**INSTRUCTIONS FOR THE TASK**
Drop the pictures and give back word for word the lines from the line holding "Recreate this image" to the line holding "grad_img = (c_bot", both included.

**INFORMATION GIVEN**
— Start —
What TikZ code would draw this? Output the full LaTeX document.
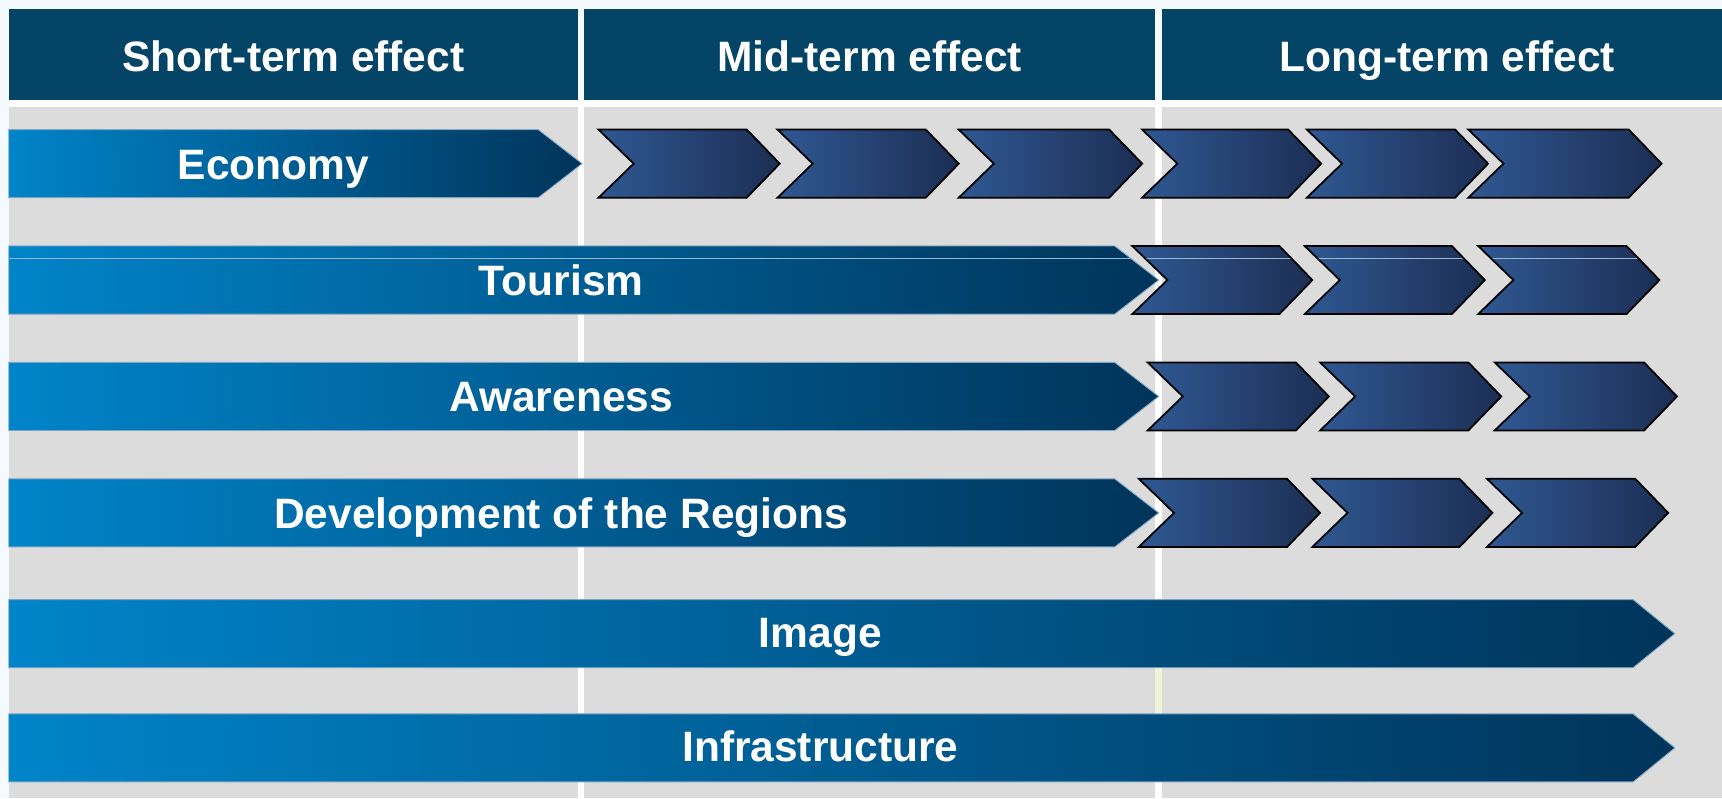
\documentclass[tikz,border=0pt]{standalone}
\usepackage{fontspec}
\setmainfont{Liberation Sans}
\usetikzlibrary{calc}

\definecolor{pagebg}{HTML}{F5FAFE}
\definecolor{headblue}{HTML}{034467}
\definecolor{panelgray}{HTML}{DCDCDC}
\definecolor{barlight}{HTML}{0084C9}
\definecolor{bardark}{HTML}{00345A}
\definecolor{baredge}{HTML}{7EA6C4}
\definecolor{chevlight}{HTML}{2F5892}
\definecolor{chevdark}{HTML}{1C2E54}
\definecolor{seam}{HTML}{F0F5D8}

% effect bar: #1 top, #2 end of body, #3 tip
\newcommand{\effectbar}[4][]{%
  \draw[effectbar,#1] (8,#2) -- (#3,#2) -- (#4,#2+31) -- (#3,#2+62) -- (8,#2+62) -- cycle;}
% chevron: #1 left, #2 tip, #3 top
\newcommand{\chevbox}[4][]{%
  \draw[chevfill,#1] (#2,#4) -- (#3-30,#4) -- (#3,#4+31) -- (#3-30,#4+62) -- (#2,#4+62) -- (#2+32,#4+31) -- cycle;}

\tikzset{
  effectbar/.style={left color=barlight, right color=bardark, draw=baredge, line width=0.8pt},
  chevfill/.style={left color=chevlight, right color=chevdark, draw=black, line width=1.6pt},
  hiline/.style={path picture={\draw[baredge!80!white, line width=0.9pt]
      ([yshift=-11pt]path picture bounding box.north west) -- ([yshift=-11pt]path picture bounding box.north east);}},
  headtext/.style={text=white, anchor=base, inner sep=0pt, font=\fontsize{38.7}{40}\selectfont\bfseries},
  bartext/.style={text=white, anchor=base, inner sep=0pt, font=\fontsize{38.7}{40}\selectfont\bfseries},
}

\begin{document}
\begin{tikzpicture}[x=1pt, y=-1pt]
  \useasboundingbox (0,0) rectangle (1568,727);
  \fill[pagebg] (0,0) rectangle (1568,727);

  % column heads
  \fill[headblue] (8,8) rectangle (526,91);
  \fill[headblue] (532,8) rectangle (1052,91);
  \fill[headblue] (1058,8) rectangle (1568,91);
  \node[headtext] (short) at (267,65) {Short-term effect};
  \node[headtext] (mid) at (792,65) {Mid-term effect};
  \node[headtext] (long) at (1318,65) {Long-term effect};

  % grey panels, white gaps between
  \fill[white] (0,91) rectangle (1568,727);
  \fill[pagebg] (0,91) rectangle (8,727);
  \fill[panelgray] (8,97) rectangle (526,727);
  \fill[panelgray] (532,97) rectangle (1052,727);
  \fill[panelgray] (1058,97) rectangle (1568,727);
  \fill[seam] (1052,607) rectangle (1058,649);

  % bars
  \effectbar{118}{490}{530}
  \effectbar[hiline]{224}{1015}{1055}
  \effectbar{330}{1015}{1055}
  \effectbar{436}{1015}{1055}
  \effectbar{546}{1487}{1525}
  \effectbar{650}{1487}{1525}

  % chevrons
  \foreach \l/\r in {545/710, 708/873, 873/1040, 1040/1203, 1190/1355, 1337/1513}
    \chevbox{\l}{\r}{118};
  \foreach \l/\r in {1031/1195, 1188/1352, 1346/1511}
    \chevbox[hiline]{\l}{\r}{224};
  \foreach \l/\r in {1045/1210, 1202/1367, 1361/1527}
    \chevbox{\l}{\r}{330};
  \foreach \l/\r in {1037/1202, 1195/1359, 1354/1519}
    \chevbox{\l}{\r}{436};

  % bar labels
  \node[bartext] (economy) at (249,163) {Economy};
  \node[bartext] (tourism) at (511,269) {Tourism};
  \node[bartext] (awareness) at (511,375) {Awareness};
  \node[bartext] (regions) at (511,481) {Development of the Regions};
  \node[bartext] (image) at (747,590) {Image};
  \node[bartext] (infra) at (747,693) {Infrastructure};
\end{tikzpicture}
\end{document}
— End —
— Start —
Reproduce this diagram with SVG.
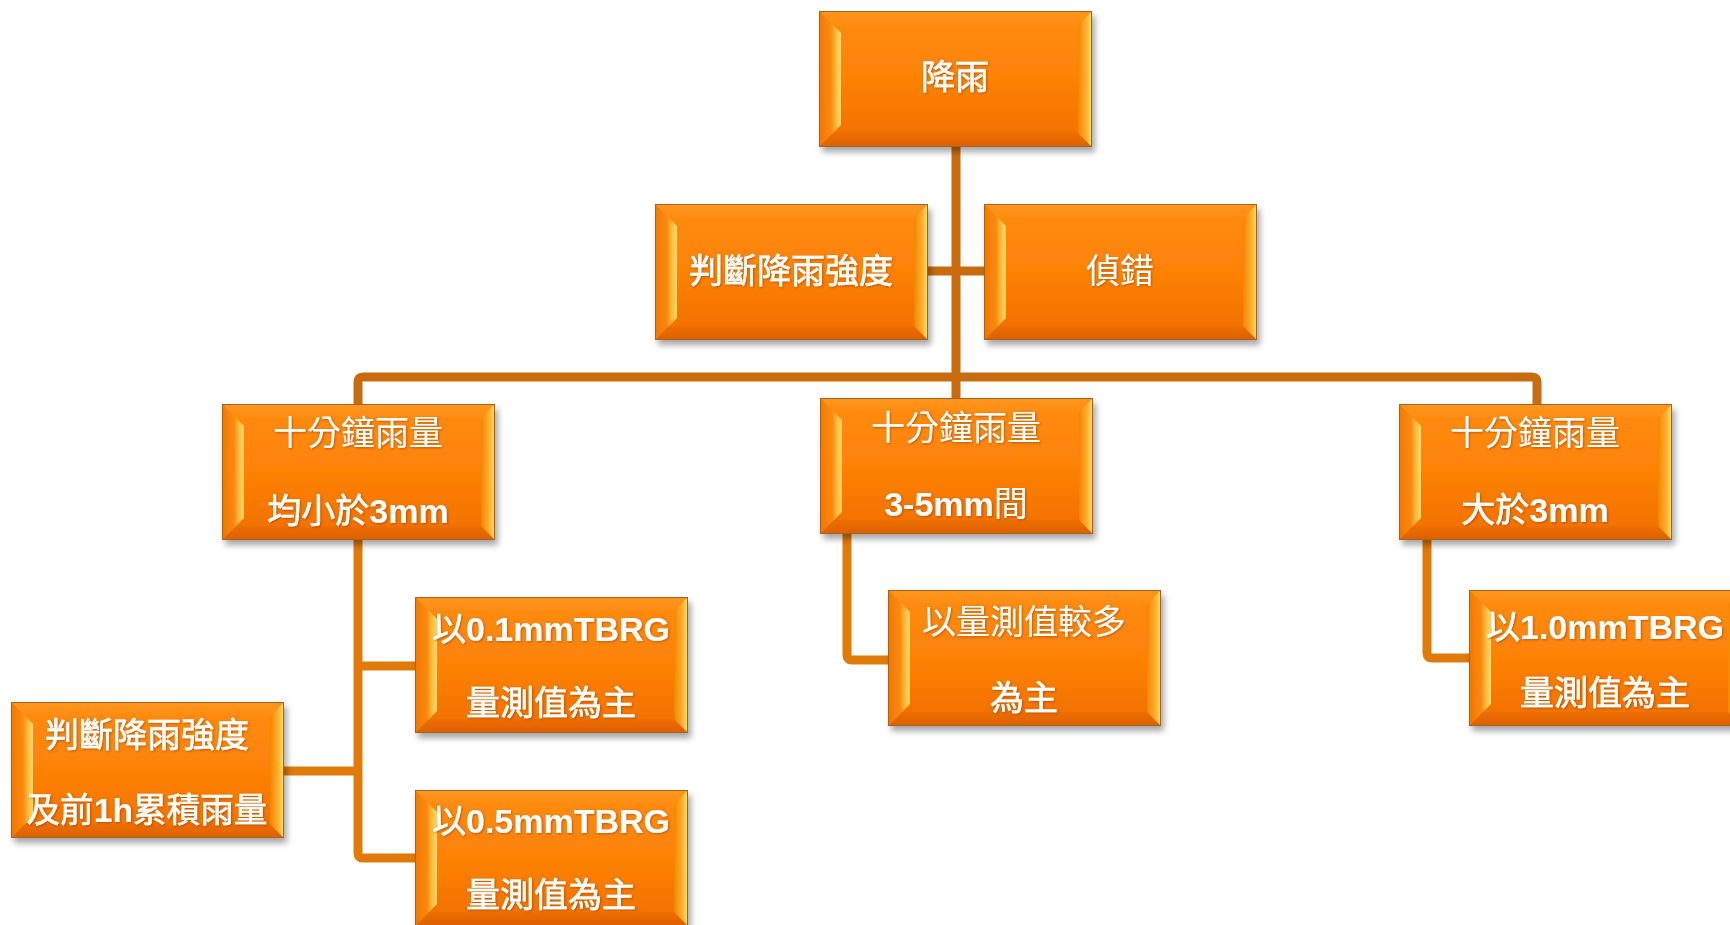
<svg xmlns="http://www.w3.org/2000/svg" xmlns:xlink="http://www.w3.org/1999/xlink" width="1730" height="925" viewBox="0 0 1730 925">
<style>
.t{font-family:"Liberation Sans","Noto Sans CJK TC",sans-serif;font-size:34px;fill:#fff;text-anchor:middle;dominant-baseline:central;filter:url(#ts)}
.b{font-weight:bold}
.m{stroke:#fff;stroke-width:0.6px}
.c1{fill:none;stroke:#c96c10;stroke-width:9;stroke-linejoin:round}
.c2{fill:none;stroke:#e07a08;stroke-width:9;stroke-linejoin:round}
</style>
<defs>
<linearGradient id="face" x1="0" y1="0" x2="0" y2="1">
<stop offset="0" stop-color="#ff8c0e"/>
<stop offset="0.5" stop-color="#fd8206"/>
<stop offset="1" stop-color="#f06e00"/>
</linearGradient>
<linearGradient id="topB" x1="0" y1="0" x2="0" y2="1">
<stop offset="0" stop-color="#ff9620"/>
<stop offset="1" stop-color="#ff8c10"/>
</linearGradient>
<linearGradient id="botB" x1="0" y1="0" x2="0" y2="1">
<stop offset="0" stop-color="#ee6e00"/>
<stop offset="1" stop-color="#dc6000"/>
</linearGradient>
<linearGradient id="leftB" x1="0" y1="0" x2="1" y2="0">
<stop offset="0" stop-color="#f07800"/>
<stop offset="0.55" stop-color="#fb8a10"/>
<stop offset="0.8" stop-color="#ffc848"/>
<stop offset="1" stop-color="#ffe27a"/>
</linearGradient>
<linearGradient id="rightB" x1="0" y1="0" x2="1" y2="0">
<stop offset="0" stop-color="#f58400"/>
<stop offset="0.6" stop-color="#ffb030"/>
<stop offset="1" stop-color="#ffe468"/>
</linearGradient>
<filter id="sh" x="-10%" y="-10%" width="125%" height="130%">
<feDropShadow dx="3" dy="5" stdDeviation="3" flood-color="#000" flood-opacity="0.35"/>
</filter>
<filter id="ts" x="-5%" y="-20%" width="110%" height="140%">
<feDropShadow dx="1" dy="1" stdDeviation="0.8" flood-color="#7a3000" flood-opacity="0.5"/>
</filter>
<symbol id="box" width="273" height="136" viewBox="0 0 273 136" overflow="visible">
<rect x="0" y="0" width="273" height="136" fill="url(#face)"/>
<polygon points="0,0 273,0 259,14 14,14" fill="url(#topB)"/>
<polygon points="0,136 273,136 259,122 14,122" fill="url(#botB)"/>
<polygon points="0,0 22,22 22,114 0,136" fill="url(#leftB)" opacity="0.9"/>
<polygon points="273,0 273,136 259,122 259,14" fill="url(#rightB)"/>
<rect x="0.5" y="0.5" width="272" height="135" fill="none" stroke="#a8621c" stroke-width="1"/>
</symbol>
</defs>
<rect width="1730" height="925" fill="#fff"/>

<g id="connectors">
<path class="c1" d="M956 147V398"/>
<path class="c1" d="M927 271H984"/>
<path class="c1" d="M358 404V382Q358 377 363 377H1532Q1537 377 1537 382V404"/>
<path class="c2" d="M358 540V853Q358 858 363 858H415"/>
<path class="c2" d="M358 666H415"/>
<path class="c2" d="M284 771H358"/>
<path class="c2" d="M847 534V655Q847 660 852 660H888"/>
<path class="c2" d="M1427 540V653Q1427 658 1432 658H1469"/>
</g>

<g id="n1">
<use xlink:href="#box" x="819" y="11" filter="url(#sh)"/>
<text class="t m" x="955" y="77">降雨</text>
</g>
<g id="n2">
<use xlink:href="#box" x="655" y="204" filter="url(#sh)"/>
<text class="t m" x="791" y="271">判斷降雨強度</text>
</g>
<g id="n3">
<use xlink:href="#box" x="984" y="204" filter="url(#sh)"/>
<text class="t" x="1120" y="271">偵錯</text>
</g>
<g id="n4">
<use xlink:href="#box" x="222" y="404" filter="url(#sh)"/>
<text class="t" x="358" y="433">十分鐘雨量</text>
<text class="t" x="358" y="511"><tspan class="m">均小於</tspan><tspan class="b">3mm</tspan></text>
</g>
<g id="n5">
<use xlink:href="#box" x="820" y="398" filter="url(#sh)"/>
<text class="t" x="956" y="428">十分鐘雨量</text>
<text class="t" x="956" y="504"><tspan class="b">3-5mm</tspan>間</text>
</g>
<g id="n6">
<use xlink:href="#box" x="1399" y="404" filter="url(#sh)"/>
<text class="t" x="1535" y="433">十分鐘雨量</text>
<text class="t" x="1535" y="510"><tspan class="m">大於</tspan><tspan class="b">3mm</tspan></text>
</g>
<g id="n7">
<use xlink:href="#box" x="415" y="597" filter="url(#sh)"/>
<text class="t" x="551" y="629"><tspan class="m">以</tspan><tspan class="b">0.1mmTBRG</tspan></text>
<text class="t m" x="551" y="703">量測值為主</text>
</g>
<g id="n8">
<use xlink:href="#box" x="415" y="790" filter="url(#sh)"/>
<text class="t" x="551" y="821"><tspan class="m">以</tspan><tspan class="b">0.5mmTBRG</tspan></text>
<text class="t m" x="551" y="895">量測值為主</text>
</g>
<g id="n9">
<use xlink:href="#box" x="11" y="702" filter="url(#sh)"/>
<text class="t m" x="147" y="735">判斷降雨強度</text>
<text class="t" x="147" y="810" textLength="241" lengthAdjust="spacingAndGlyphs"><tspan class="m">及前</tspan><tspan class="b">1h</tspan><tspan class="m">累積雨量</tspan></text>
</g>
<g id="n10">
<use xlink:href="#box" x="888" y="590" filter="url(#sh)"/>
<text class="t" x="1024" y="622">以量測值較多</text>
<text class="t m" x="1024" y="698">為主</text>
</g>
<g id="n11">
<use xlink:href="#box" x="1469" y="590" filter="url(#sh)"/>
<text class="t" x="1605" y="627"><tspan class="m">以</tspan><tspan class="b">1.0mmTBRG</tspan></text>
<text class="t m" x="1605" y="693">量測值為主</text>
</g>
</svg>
— End —
— Start —
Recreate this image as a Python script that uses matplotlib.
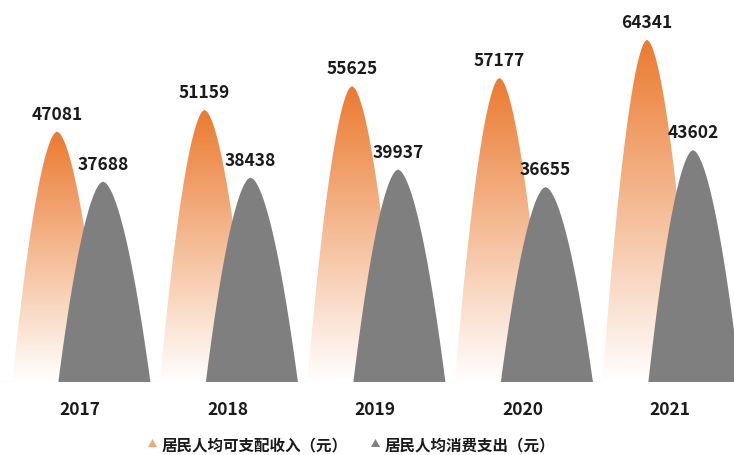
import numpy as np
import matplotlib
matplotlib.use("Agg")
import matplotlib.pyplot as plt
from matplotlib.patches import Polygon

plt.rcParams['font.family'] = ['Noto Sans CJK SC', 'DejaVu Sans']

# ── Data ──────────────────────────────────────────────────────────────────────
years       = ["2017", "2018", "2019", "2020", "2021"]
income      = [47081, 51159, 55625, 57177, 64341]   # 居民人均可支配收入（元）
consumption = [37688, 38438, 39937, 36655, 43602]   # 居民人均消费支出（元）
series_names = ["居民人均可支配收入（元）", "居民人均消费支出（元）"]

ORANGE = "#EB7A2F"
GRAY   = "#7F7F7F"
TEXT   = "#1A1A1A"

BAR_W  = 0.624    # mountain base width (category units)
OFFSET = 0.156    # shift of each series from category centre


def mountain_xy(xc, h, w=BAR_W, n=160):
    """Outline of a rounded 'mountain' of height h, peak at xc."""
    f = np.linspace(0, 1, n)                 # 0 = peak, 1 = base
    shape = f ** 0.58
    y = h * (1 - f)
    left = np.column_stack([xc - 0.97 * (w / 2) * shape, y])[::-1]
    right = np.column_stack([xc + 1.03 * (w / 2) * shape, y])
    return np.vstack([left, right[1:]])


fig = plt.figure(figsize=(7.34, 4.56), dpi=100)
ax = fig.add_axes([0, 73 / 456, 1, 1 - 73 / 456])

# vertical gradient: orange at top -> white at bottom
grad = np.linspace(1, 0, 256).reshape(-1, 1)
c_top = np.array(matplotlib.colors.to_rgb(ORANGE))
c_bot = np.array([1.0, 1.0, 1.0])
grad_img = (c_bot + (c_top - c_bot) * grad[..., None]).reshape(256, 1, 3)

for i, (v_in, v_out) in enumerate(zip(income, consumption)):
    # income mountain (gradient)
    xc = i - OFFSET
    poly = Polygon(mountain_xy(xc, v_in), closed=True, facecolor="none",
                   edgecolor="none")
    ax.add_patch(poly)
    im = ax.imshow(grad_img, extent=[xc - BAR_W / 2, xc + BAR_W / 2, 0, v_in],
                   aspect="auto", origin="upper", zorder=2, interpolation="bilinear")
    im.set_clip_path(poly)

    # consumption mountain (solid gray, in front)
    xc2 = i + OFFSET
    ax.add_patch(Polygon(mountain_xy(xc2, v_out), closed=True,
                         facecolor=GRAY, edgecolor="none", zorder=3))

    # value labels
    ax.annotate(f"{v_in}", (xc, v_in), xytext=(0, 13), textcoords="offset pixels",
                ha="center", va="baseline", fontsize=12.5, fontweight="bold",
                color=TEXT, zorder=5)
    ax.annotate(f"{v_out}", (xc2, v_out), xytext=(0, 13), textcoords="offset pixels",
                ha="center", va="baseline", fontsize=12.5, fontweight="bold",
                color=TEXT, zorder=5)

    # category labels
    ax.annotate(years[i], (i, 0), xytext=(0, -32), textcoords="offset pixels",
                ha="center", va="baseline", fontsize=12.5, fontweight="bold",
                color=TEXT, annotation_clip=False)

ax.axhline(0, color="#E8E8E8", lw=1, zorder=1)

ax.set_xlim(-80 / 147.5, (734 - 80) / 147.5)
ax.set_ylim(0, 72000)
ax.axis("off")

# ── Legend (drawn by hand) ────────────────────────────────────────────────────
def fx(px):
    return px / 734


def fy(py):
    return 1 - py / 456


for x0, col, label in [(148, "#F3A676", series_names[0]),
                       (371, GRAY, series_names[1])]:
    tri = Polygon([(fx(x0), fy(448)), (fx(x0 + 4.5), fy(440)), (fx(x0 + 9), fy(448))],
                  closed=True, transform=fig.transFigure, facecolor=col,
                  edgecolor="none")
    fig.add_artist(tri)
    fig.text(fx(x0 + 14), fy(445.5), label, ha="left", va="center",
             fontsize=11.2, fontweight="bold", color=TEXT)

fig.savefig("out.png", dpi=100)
— End —
**FULL SOLUTION**
Recreate this image as a Python script that uses matplotlib.
import numpy as np
import matplotlib
matplotlib.use("Agg")
import matplotlib.pyplot as plt
from matplotlib.patches import Polygon

plt.rcParams['font.family'] = ['Noto Sans CJK SC', 'DejaVu Sans']

# ── Data ──────────────────────────────────────────────────────────────────────
years       = ["2017", "2018", "2019", "2020", "2021"]
income      = [47081, 51159, 55625, 57177, 64341]   # 居民人均可支配收入（元）
consumption = [37688, 38438, 39937, 36655, 43602]   # 居民人均消费支出（元）
series_names = ["居民人均可支配收入（元）", "居民人均消费支出（元）"]

ORANGE = "#EB7A2F"
GRAY   = "#7F7F7F"
TEXT   = "#1A1A1A"

BAR_W  = 0.624    # mountain base width (category units)
OFFSET = 0.156    # shift of each series from category centre


def mountain_xy(xc, h, w=BAR_W, n=160):
    """Outline of a rounded 'mountain' of height h, peak at xc."""
    f = np.linspace(0, 1, n)                 # 0 = peak, 1 = base
    shape = f ** 0.58
    y = h * (1 - f)
    left = np.column_stack([xc - 0.97 * (w / 2) * shape, y])[::-1]
    right = np.column_stack([xc + 1.03 * (w / 2) * shape, y])
    return np.vstack([left, right[1:]])


fig = plt.figure(figsize=(7.34, 4.56), dpi=100)
ax = fig.add_axes([0, 73 / 456, 1, 1 - 73 / 456])

# vertical gradient: orange at top -> white at bottom
grad = np.linspace(1, 0, 256).reshape(-1, 1)
c_top = np.array(matplotlib.colors.to_rgb(ORANGE))
c_bot = np.array([1.0, 1.0, 1.0])
grad_img = (c_bot + (c_top - c_bot) * grad[..., None]).reshape(256, 1, 3)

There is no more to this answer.